Incidence of fraud costs a company an average of at least $1 million (N162 million), while the SSA countries lost $120,000 (N19.4 million) on the average on occupational adfraud and abuse.

“North Africa and Middle East had the largest percentage of reported corruption followed by SSA,” says the report.

“This analysis only represents the cases reported to us by the Certified Fraud Examiners (CFEs) who investigated those cases, and therefore it does not necessarily reflect overall levels of corruption in each region”, the report adds.

In SSA, tips which recorded 42.4 percent had the highest percentage of fraud followed by management review with 15.1 percent and internal audit with 8.2 percent.

Risks faced by small business differ from those faced by larger organisations, with certain categories of fraud being much more prominent at small entities than their larger counterparts.

The banking and financial services, government and public administration, and manufacturing industries continue to have the greatest number of cases reported, according to the report.

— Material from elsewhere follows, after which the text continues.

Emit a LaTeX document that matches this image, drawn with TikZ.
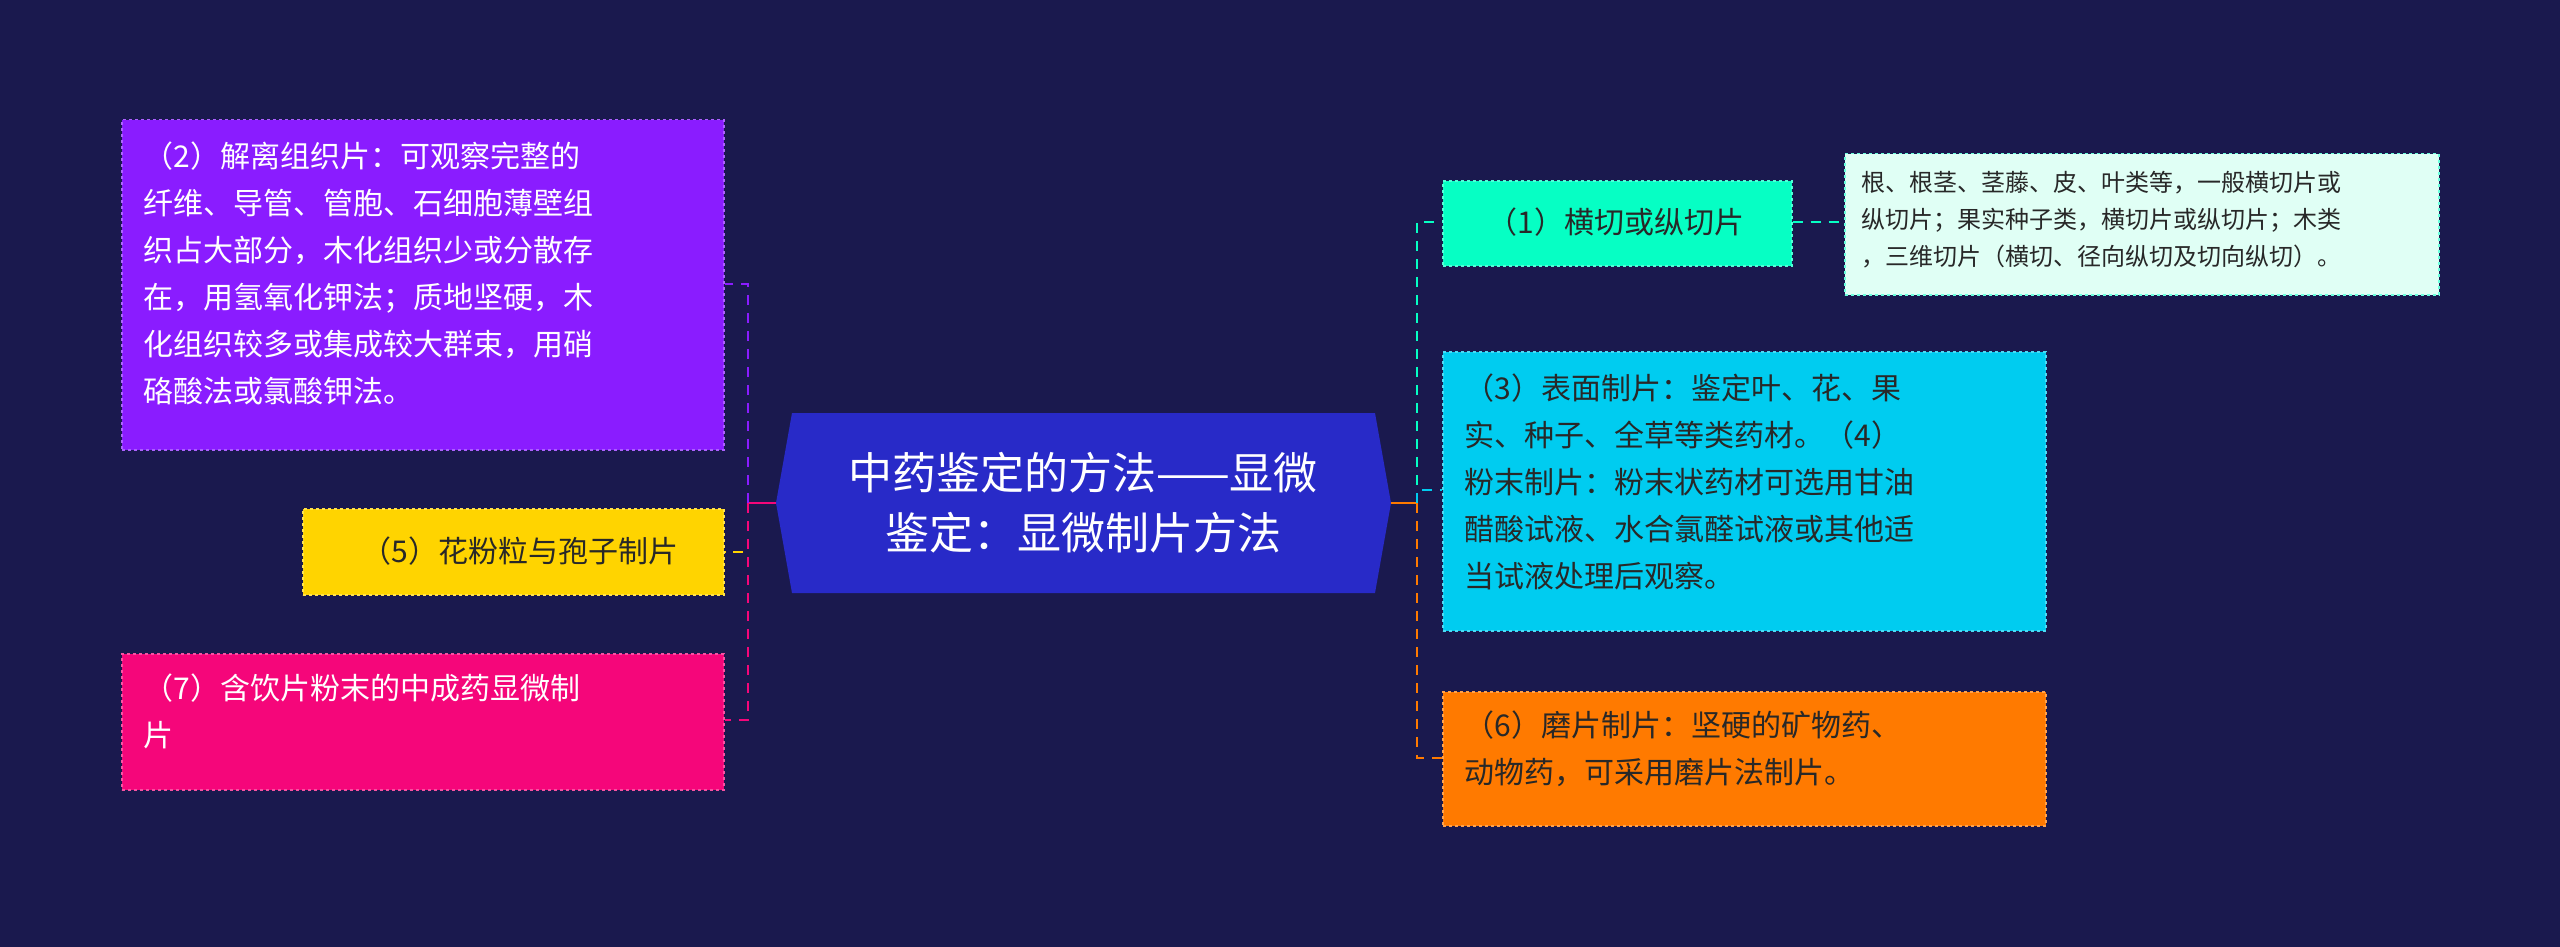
\documentclass[tikz,border=0pt]{standalone}
\usepackage{fontspec}
\setmainfont{Noto Sans CJK SC}
\definecolor{bg}{RGB}{26,25,78}
\definecolor{cen}{RGB}{40,42,200}
\definecolor{pur}{RGB}{138,28,255}
\definecolor{yel}{RGB}{255,212,0}
\definecolor{pnk}{RGB}{245,6,122}
\definecolor{grn}{RGB}{6,255,196}
\definecolor{lgt}{RGB}{224,255,245}
\definecolor{cyn}{RGB}{0,204,240}
\definecolor{org}{RGB}{255,122,0}
\definecolor{dtxt}{RGB}{40,40,40}
\tikzset{
 box/.style={rectangle,dashed,line width=1.5pt,inner sep=0pt,anchor=north west,font=\fontsize{30}{47}\selectfont},
 lnk/.style={dashed,line width=2.5pt,dash pattern=on 10pt off 8pt},
}
\begin{document}
\begin{tikzpicture}[x=1pt,y=-1pt]
\fill[bg] (0,0) rectangle (2560,947);
\useasboundingbox (0,0) rectangle (2560,947);
% center
\fill[cen] (776,503) -- (792,413) -- (1375,413) -- (1391,503) -- (1375,593) -- (792,593) -- cycle;
\node[text=white,align=center,font=\fontsize{44}{60}\selectfont] (c) at (1083,503) {中药鉴定的方法——显微\\鉴定：显微制片方法};
\coordinate (cl) at (776,503);
\coordinate (cr) at (1391,503);
% left boxes
\node[box,fill=pur,draw=pur!70!white,minimum width=602,minimum height=330,text=white] (p) at (121,119) {};
\node[text=white,anchor=north west,align=left,font=\fontsize{30}{47}\selectfont] at (140,138) {\hspace*{0pt}（2）解离组织片：可观察完整的\\纤维、导管、管胞、石细胞薄壁组\\织占大部分，木化组织少或分散存\\在，用氢氧化钾法；质地坚硬，木\\化组织较多或集成较大群束，用硝\\硌酸法或氯酸钾法。};
\node[box,fill=yel,draw=yel!70!white,minimum width=421,minimum height=86] (y) at (302,508) {};
\node[text=dtxt,font=\fontsize{30}{40}\selectfont] at (520,551) {（5）花粉粒与孢子制片};
\node[box,fill=pnk,draw=pnk!70!white,minimum width=602,minimum height=136] (k) at (121,653) {};
\node[text=white,anchor=north west,align=left,font=\fontsize{30}{47}\selectfont] at (140,670) {（7）含饮片粉末的中成药显微制\\片};
% right boxes
\node[box,fill=grn,draw=grn!70!white,minimum width=349,minimum height=85] (g) at (1442,180) {};
\node[text=dtxt,font=\fontsize{30}{40}\selectfont] at (1616,222) {（1）横切或纵切片};
\node[box,fill=lgt,draw=grn!60!white,minimum width=594,minimum height=141] (l) at (1844,153) {};
\node[text=dtxt,anchor=north west,align=left,font=\fontsize{24}{37}\selectfont] at (1858,168) {根、根茎、茎藤、皮、叶类等，一般横切片或\\纵切片；果实种子类，横切片或纵切片；木类\\，三维切片（横切、径向纵切及切向纵切）。};
\node[box,fill=cyn,draw=cyn!70!white,minimum width=603,minimum height=279] (s) at (1442,351) {};
\node[text=dtxt,anchor=north west,align=left,font=\fontsize{30}{47}\selectfont] at (1461,370) {（3）表面制片：鉴定叶、花、果\\实、种子、全草等类药材。（4）\\粉末制片：粉末状药材可选用甘油\\醋酸试液、水合氯醛试液或其他适\\当试液处理后观察。};
\node[box,fill=org,draw=org!70!white,minimum width=603,minimum height=134] (o) at (1442,691) {};
\node[text=dtxt,anchor=north west,align=left,font=\fontsize{30}{47}\selectfont] at (1461,707) {（6）磨片制片：坚硬的矿物药、\\动物药，可采用磨片法制片。};
% connectors left
\coordinate (tl) at (748,503);
\draw[pnk,line width=2.5pt] (cl) -- (tl);
\draw[lnk,pur] (tl) -- (748,284) -- (p.east |- 0,284);
\draw[lnk,yel] (tl) -- (748,552) -- (y.east |- 0,552);
\draw[lnk,pnk] (tl) -- (748,720) -- (k.east |- 0,720);
% connectors right
\coordinate (tr) at (1417,503);
\draw[org,line width=2.5pt] (cr) -- (tr);
\draw[lnk,grn] (tr) -- (1417,222) -- (g.west |- 0,222);
\draw[lnk,cyn] (tr) -- (1417,490) -- (s.west |- 0,490);
\draw[lnk,org] (tr) -- (1417,758) -- (o.west |- 0,758);
\draw[lnk,grn] (g.east |- 0,222) -- (l.west |- 0,222);
\end{tikzpicture}
\end{document}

Anti-fraud controls by regions show that nearly half of the organisations in SSA had a dedicated fraud department, function or team.

Position of perpetrators based on regions reveals that 43.8 percent of fraudsters are managers, 40.8 percent are employees and 12.4 percent are owners/executives in SSA.

Most of the fraud perpetrators in SSA are male with 78.9 percent, the report noted.

The report further says that proactive measures caught fraud sooner and minimise losses, while frauds that are caught by reactive measures last longer and cause more harm. Also, organisations that employ CFEs record fraud losses that is 53 percent lower on average, the report states.

Occupational frauds can be classified into three primary categories: asset misappropriations, corruption and financial statement fraud.

Asset misappropriations are the most common, occurring in 85 percent of the cases in the study, as well as the least costly, causing a median loss of $130,000.

In contrast, only 9 percent of cases involved financial statement fraud, but those cases had the greatest financial impact, with a median loss of one million dollars. Corruption schemes fell in the middle in terms of both frequency (37 percent of cases) and median loss ($200,000).

Collusion helps employees evade independent checks and other anti-fraud controls, enabling them to steal larger amounts, the report states.

The Central Bank of Nigeria’s (CBN) report for the first half of 2013 had indicated that there were 2,478 fraud and forgery cases involving Nigerian banks valued at over N20 billion.